I'm especially enamored of film sound studies. Attending to film sound takes a special attention. For the final two weeks of my film class, we focus exclusively on this. I think it teaches one a kind of respect for cinematic aesthetics that a focus on the image does not. Chion be praised.
I enjoy the films of Andrei Tarkovsky for these reasons. His films teach me a kind of gentile patience. His soundtracks are sparse and quiet. Shots of grass flowing in creek beds, in both Stalker and Solaris, can appear pretentious and needlessly long. Or, they can say something about "sculpting in time," as Tarkovsky clearly means to do.
But, you know, an attention to the small stuff for it's own sake---too much sweating---can go awry: for example, Malik's Tree of Life. Perhaps that film is a little like this blog at times (certainly this entry). But rest assured, I will not give you 22 paragraphs about evolution that ends in a dinosaur smashing the head of another dinosaur into a creek bed (with flowing grass).
Some dear friends who happen to be talented poets are moving soon. They have taught me, in some ways, to sweat the small stuff. I remember a poetry workshop with Hoa, some years ago, in which she shared a poem she wrote in ten minutes. I don't think it is published yet, but she was recounting the drudgery of daily life, and one of the lines was about "garlicky fingers." That image and smell and truth has stuck with me, and the attention she gave it made an impression. We were reading Ted Berrigan for the summer.
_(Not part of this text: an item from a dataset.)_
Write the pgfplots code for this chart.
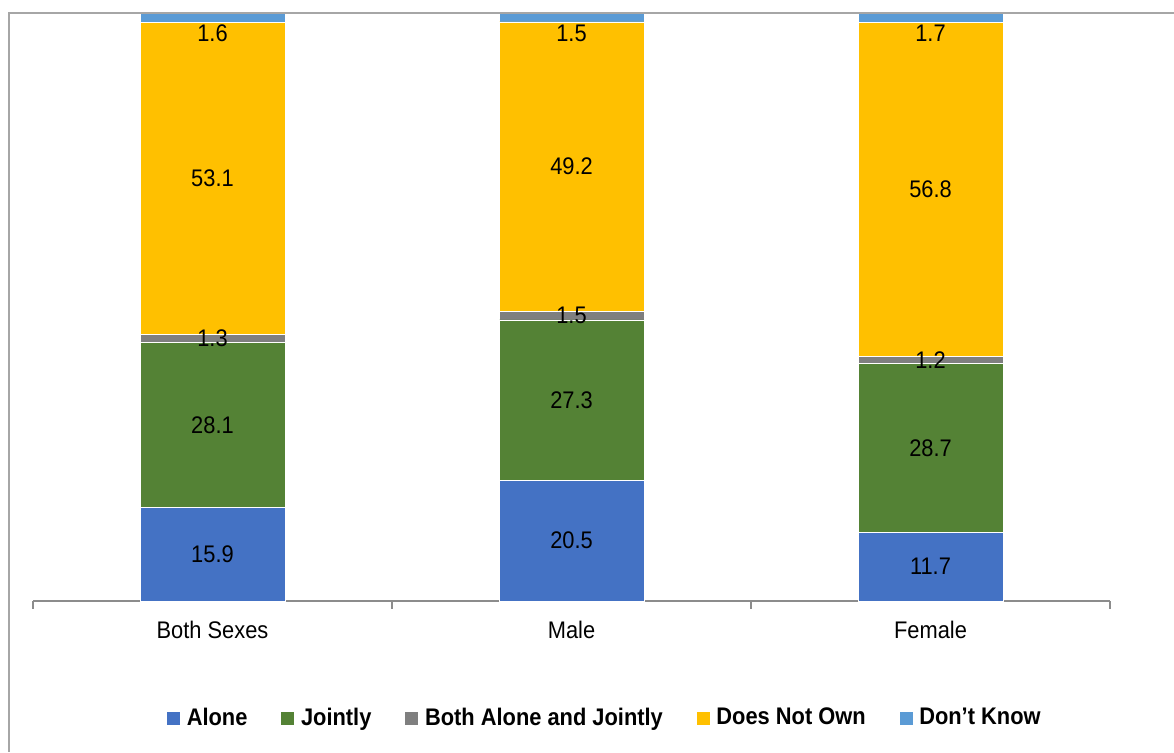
\documentclass[border=0pt]{standalone}
\usepackage{pgfplots}
\pgfplotsset{compat=1.18}
\usepackage{pgfplotstable}
\usepackage{fontspec}
\setmainfont[FakeStretch=0.91]{Liberation Sans}
\definecolor{cAlone}{HTML}{4472C4}
\definecolor{cJoint}{HTML}{548235}
\definecolor{cBoth}{HTML}{7F7F7F}
\definecolor{cNot}{HTML}{FFC000}
\definecolor{cDK}{HTML}{5B9BD5}
\definecolor{framegray}{HTML}{A6A6A6}
\definecolor{axisgray}{HTML}{8C8C8C}

\pgfplotstableread{
x alone jointly both notown dk
0 15.9 28.1 1.3 53.1 1.6
1 20.5 27.3 1.5 49.2 1.5
2 11.7 28.7 1.2 56.8 1.7
}\data

\pgfplotstableread{
x y lab
0 7.95 15.9
0 29.95 28.1
0 44.65 1.3
0 71.85 53.1
0 96.5 1.6
1 10.25 20.5
1 34.15 27.3
1 48.55 1.5
1 73.9 49.2
1 96.6 1.5
2 5.85 11.7
2 26.05 28.7
2 41.0 1.2
2 70.0 56.8
2 96.6 1.7
}\labels

\pgfplotsset{sq/.style={legend image code/.code={\fill[##1] (0pt,-3.5pt) rectangle (7pt,3.5pt);}}}

\begin{document}
\begin{tikzpicture}
\useasboundingbox (0,0) rectangle (587pt,376pt);
\begin{axis}[
  at={(16.5pt,75.5pt)}, anchor=south west,
  scale only axis, width=538.5pt, height=294pt,
  ybar stacked, bar width=72.5pt,
  xmin=-0.5, xmax=2.5, ymin=0, ymax=100,
  axis y line=none, axis x line*=bottom,
  x axis line style={draw=axisgray, line width=0.75pt},
  xtick={0,1,2}, xticklabels={Both Sexes, Male, Female},
  major tick length=0pt,
  minor xtick={-0.5,0.5,1.5,2.5}, minor tick length=3.8pt,
  tick align=outside,
  minor tick style={draw=axisgray, line width=0.75pt},
  xticklabel style={font=\fontsize{12}{14}\selectfont, yshift=-6.5pt},
  clip=true,
  legend columns=-1,
  legend style={at={(0.531,-0.199)}, anchor=center, draw=none, fill=none,
    font=\bfseries\fontsize{12}{14}\selectfont,
    nodes={inner sep=1.5pt},
    /tikz/every odd column/.append style={column sep=1.5pt},
    /tikz/every even column/.append style={column sep=15pt}},
]
\addplot[fill=cAlone, draw=white, line width=0.3pt, sq] table[x=x,y=alone] {\data};
\addplot[fill=cJoint, draw=white, line width=0.3pt, sq] table[x=x,y=jointly] {\data};
\addplot[fill=cBoth, draw=white, line width=0.3pt, sq] table[x=x,y=both] {\data};
\addplot[fill=cNot, draw=white, line width=0.3pt, sq] table[x=x,y=notown] {\data};
\addplot[fill=cDK, draw=white, line width=0.3pt, sq] table[x=x,y=dk] {\data};
\legend{Alone, Jointly, Both Alone and Jointly, Does Not Own, Don’t Know}
\end{axis}
\begin{axis}[
  at={(16.5pt,75.5pt)}, anchor=south west,
  scale only axis, width=538.5pt, height=294pt,
  xmin=-0.5, xmax=2.5, ymin=0, ymax=100,
  hide axis, clip=false,
]
\addplot[draw=none, mark=none, only marks,
  point meta=explicit symbolic,
  nodes near coords,
  every node near coord/.style={anchor=center, inner sep=0pt, text=black, font=\fontsize{12}{14}\selectfont}]
  table[x=x,y=y,meta=lab] {\labels};
\end{axis}
\draw[framegray, line width=0.8pt] (4.5pt,0) -- (4.5pt,369.5pt) -- (587pt,369.5pt);
\end{tikzpicture}
\end{document}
Ted Berrigan ultimately killed himself by taking too many diet pills and amphetamines. How could someone so observant of the slow and minute detail, with the unconscious optics of life, how could someone so keen and insightful die so fast? I have trouble reconciling the insight of slow motion with the compulsions and addictions of the body on autopilot and routine.
I notice at the moment Psappho (my cat) is on the patio bench, transfixed on a bug of some sort slowly ambling across the concrete. Jesús, my dog, is settled behind me on a couch cushion I've moved to the bench I'm sitting on. I'm smoking a cigar, and I know I shouldn't be doing that if I want to ensure a long life. But here we are. Patio life. I'm trying to grow into the slow. To sweat the small stuff. It seems to me that's the right thing to do.
Film, good film, film that plumbs the human condition and makes us think, film that's not just about turning a buck, but rather about exploiting the medium to contemplate, teaches us something about ourselves. I would not consider myself a film scholar. But every time I teach this class I am reminded of why I am drawn to good filmmaking and thinking about the art-form. It's not just entertainment. It's not.